My first book, Renovate Your Relationships (Thomas Nelson, 2019) is rooted in field-tested content I developed and taught in community workshops around the country. Here’s the publisher’s description:
We all have people in our lives who are difficult—a demanding boss, annoying neighbor, manipulative family member, or controlling spouse. How do you narrow the gap between where things stand today with that person—and where you want things to be the future?
In Renovate Your Relationships, I help you:·
Gain an accurate view of what’s really going on in the relationship
Determine the ideal balance between protecting yourself (setting boundaries) and accepting the other person (building bridges).
Set boundaries with confidence through the Renovate Your Relationships Pathway.
The concepts in Renovate Your Relationships have been field-tested by thousands of people—executives, couples, parents, volunteers—through my Relate series of workshops. With plenty of real-life stories and ground-breaking tools, this book can help you improve your relationship with even the most challenging person—and leave you equipped to renovate every relationship in your life.

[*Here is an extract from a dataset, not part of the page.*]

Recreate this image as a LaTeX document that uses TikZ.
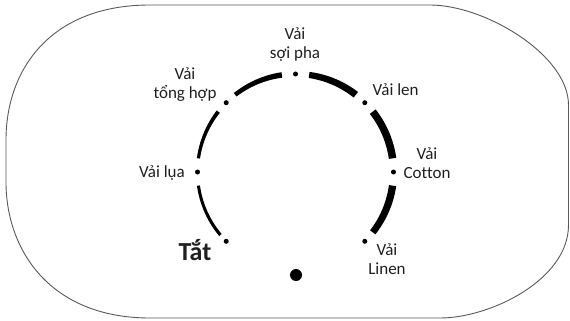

Past Present explores the unique ways our upbringing and past significant relationships helped form us—in beautiful and also broken ways. Past Present’s concepts have been field-tested for many years, helping countless people identify where those early experiences show up in their relationships today, and offering hope that we can discover and maximize how each experience has formed who we are today. Here’s the publisher’s description:
Past Present shows readers how to change destructive relationship patterns by identifying the root issues from their pasts and finding healing for their unique stories.
No matter where we are in life, both our greatest joys and our deepest heartaches are linked to the people in our lives—family, friends, or coworkers. And each of us brings both beauty and brokenness into relationships. The origins of our beauty and our brokenness often can be traced to the patterns of relating we learned when we were young. We relate to others in ways that reflect the distorted messages we heard and internalized earlier in life. The good news is this: we don't have to remain stuck in these patterns. In Past Present, Scott Vaudrey equips us with tools and a strategy to
identify the messages we've internalized—both as children and as adults—from the influential people in our lives;
refute and repair the distorted messages that led to unhelpful patterns now holding us back; and
recognize the productive messages we've internalized and maximize the strengths they built into us along the way.
We can't undo yesterday. But we can do the rest of our lives better.